Desde a volta do país à democracia, nunca
o governo teve uma oposição tão claudicante
Diego Escosteguy
Desde que voltou ao regime democrático, em 1985, o país sempre contou com uma oposição. Em 1991, sob o governo de Fernando Collor, o primeiro presidente eleito pelo voto direto depois de três décadas de jejum, a oposição tinha o apoio de pelo menos 160 deputados. Quatro anos mais tarde, no primeiro governo de Fernando Henrique, os oposicionistas somavam 140 deputados na Câmara. Mais do que pela quantidade, a bancada de oposição costumava se destacar pelo empenho em votar contra propostas do governo e fustigá-lo com denúncias e CPIs – um papel cumprido com galhardia pela comissão de frente do PT. Neste começo de segundo mandato do presidente Lula, criou-se um cenário inédito em duas décadas de democracia. Com apenas 114 deputados do PSDB e do antigo PFL, a oposição jamais foi tão inexpressiva do ponto de vista numérico e nunca demonstrou tanta inapetência pelo papel de contrapor-se ao governo.
Preocupados com os descaminhos da minoria e com a perda de catorze deputados nos últimos meses, os líderes do PSDB e do antigo PFL fizeram uma bateria de reuniões na semana passada para afinar o discurso – e não chegaram a conclusão nenhuma. Mas a ex-deputada Zulaiê Cobra chegou: "O PSDB virou um tapete para o Lula pisar", desabafou. Uma de suas fundadoras, ela está entre as mais recentes defecções da legenda. Enquanto isso, a estratégia de cooptação de Lula, que já abocanhou doze dos catorze principais partidos representados no Congresso, segue implacável. Depois de arrebanhar para o ministério o ex-oposicionista Geddel Vieira Lima, Lula obteve uma façanha notável na semana passada. Convenceu o filósofo Roberto Mangabeira Unger, aquele que afirmava que o governo petista era "o mais corrupto da história", a comandar a recém-criada Secretaria de Ações de Longo Prazo – ou o "Ministério do Futuro", como já foi apelidada a pasta em Brasília.
Ed Ferreira/AE |
Reunião de líderes do antigo PFL e do PSDB: a tentativa para afinar o discurso não chega a conclusão nenhuma |
Por que, mesmo tendo obtido 37 milhões de votos na última eleição presidencial, a oposição está tão debilitada? Entre as explicações mais corriqueiras está o fato de que não existe um candidato natural à sucessão de Lula em 2010 em torno do qual a oposição possa se aglutinar. Além disso, na política brasileira, o governo federal sempre exerceu uma atração irresistível para partidos políticos tão desprovidos de ideologia. Por fim, os líderes do PSDB adotaram deliberadamente uma tática de evitar o embate cotidiano com o governo, uma cautela compartilhada pelos dois tucanos de plumagem mais vistosa: os governadores José Serra, de São Paulo, e Aécio Neves, de Minas. Os dois trabalham para fazer de sua gestão um trampolim para o Palácio do Planalto, razão pela qual é prudente manter relações amistosas com o governo federal, e não querem se transformar precocemente numa expressão contra o lulismo, cuja força é notória mas cujo destino ainda é uma incógnita.

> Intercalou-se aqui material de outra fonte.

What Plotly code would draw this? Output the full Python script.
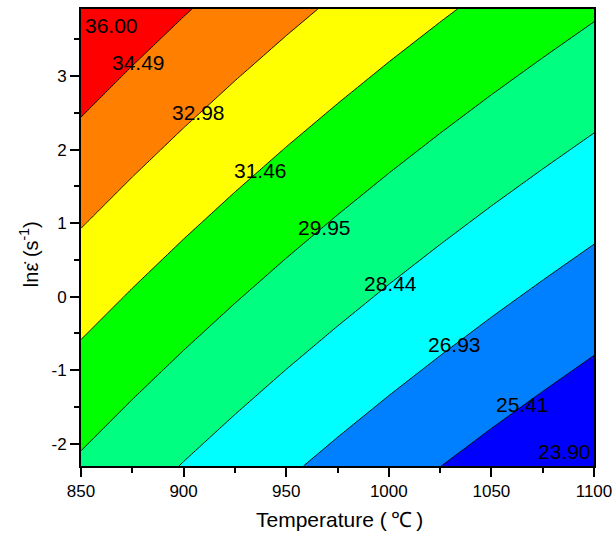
import plotly.graph_objects as go

# Temperature (°C) columns and ln(strain rate) rows of the grid
temperature = [850, 875, 900, 925, 950, 975, 1000, 1025, 1050, 1075, 1100]
ln_rate = [-2.303, -1, 0, 1, 2, 3, 3.912]

# values (one row per ln_rate entry)
z_row_m2303 = [29.743, 29.045, 28.377, 27.737, 27.123, 26.535, 25.968, 25.425, 24.901, 24.398, 23.909]
z_row_m1 = [31.046, 30.348, 29.680, 29.040, 28.426, 27.838, 27.271, 26.728, 26.204, 25.701, 25.212]
z_row_0 = [32.046, 31.348, 30.680, 30.040, 29.426, 28.838, 28.271, 27.728, 27.204, 26.701, 26.212]
z_row_1 = [33.046, 32.348, 31.680, 31.040, 30.426, 29.838, 29.271, 28.728, 28.204, 27.701, 27.212]
z_row_2 = [34.046, 33.348, 32.680, 32.040, 31.426, 30.838, 30.271, 29.728, 29.204, 28.701, 28.212]
z_row_3 = [35.046, 34.348, 33.680, 33.040, 32.426, 31.838, 31.271, 30.728, 30.204, 29.701, 29.212]
z_row_3912 = [35.958, 35.260, 34.592, 33.952, 33.338, 32.750, 32.183, 31.640, 31.116, 30.613, 30.124]

levels_start = 23.90
levels_end = 36.00
levels_step = 1.5125

# contour labels as shown in the picture (text, temperature, ln rate)
label_text = ["36.00", "34.49", "32.98", "31.46", "29.95", "28.44", "26.93", "25.41", "23.90"]
label_t = [865.0, 878.1, 907.3, 937.4, 968.7, 1000.7, 1032.2, 1065.0, 1085.5]
label_y = [3.694, 3.191, 2.503, 1.709, 0.942, 0.185, -0.648, -1.465, -2.104]

band_colors = ["#0000FF", "#0080FF", "#00FFFF", "#00FF80", "#00FF00", "#FFFF00", "#FF8000", "#FF0000"]

z = [z_row_m2303, z_row_m1, z_row_0, z_row_1, z_row_2, z_row_3, z_row_3912]

# stepwise colorscale matching plotly's fill colour mapping (nc = 9 levels)
nc = 9
colorscale = []
for k, c in enumerate(band_colors):
    lo = 0.0 if k == 0 else (k + 0.5) / nc
    hi = 1.0 if k == len(band_colors) - 1 else (k + 1.5) / nc
    colorscale.append([lo, c])
    colorscale.append([hi, c])

FONT = "Liberation Sans, Arial, sans-serif"

fig = go.Figure()
fig.add_trace(go.Contour(
    x=temperature, y=ln_rate, z=z,
    contours=dict(start=levels_start, end=levels_end, size=levels_step,
                  coloring="fill", showlabels=False),
    colorscale=colorscale,
    line=dict(color="black", width=0.9, smoothing=0),
    showscale=False,
    hoverinfo="skip",
))

for t, x, y in zip(label_text, label_t, label_y):
    fig.add_annotation(x=x, y=y, text=t, showarrow=False,
                       font=dict(family=FONT, size=21, color="black"),
                       xref="x", yref="y")

# axis titles
fig.add_annotation(xref="paper", yref="paper", x=0.503, y=-0.118,
                   text="Temperature (\u2009℃\u2009)",
                   showarrow=False, xanchor="center", yanchor="middle",
                   font=dict(family=FONT, size=21, color="black"))
fig.add_annotation(xref="paper", yref="paper", x=-0.101, y=0.464,
                   text="lnε̇ (s<sup>-1</sup>)", textangle=-90,
                   showarrow=False, xanchor="center", yanchor="middle",
                   font=dict(family=FONT, size=20, color="black"))

fig.update_layout(
    width=614, height=535,
    margin=dict(l=81, r=20, t=9, b=69),
    paper_bgcolor="white", plot_bgcolor="white",
    showlegend=False,
    font=dict(family=FONT, color="black"),
    xaxis=dict(
        range=[850, 1100], tickvals=[850, 900, 950, 1000, 1050, 1100],
        ticks="outside", ticklen=9, tickwidth=1.5, tickcolor="black",
        minor=dict(ticks="outside", ticklen=5, tickwidth=1.5, tickcolor="black", dtick=25, tick0=850),
        showline=True, linewidth=2, linecolor="black", mirror=True,
        showgrid=False, zeroline=False, automargin=False,
        tickfont=dict(size=17, family=FONT, color="black"),
    ),
    yaxis=dict(
        range=[-2.303, 3.912], tickvals=[-2, -1, 0, 1, 2, 3],
        ticktext=["-2", "-1", "0", "1", "2", "3"],
        ticks="outside", ticklen=9, tickwidth=1.5, tickcolor="black",
        minor=dict(ticks="outside", ticklen=5, tickwidth=1.5, tickcolor="black", dtick=0.5, tick0=0),
        showline=True, linewidth=2, linecolor="black", mirror=True,
        showgrid=False, zeroline=False, automargin=False,
        tickfont=dict(size=17, family=FONT, color="black"),
    ),
    yaxis2=dict(
        range=[-2.303, 3.912], overlaying="y", side="right", anchor="x",
        tickvals=[-2, -1.5, -1, -0.5, 0, 0.5, 1, 1.5, 2, 2.5, 3, 3.5],
        ticks="outside", ticklen=3, tickwidth=1.5, tickcolor="black",
        showticklabels=False, showgrid=False, zeroline=False, showline=False,
        automargin=False,
    ),
)

fig.write_html("out.html", config={"displayModeBar": False},
               post_script="document.body.style.margin='0';document.body.style.padding='0';")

Por baixo dessa primeira camada de fatos políticos, subsistem razões mais densas para a apatia da oposição – como a própria consolidação democrática. Nesse processo, o eleitorado já testou o velho PMDB, a surpresa PRN e escolheu para dois mandatos o PSDB e o PT. Com isso, fecha-se um ciclo de novidades. Além disso, o próprio eleitorado adquiriu um novo perfil, menos ingênuo diante das mágicas do marketing e mais interessado em soluções reais para os problemas cotidianos. "O Brasil está encerrando um ciclo", diz o deputado Gustavo Fruet, do PSDB do Paraná. "O problema é que a oposição não consegue elaborar um discurso que responda às expectativas desse novo eleitorado." É um problema mesmo, pois o equilíbrio do jogo democrático depende da existência de uma oposição crítica e vigilante ao governo. Eis a advertência do cientista político Octaciano Nogueira, da Universidade de Brasília: "Sem oposição, o Brasil corre o risco da tentação autoritária, como acontece na Venezuela. Trata-se de um perigo para a democracia."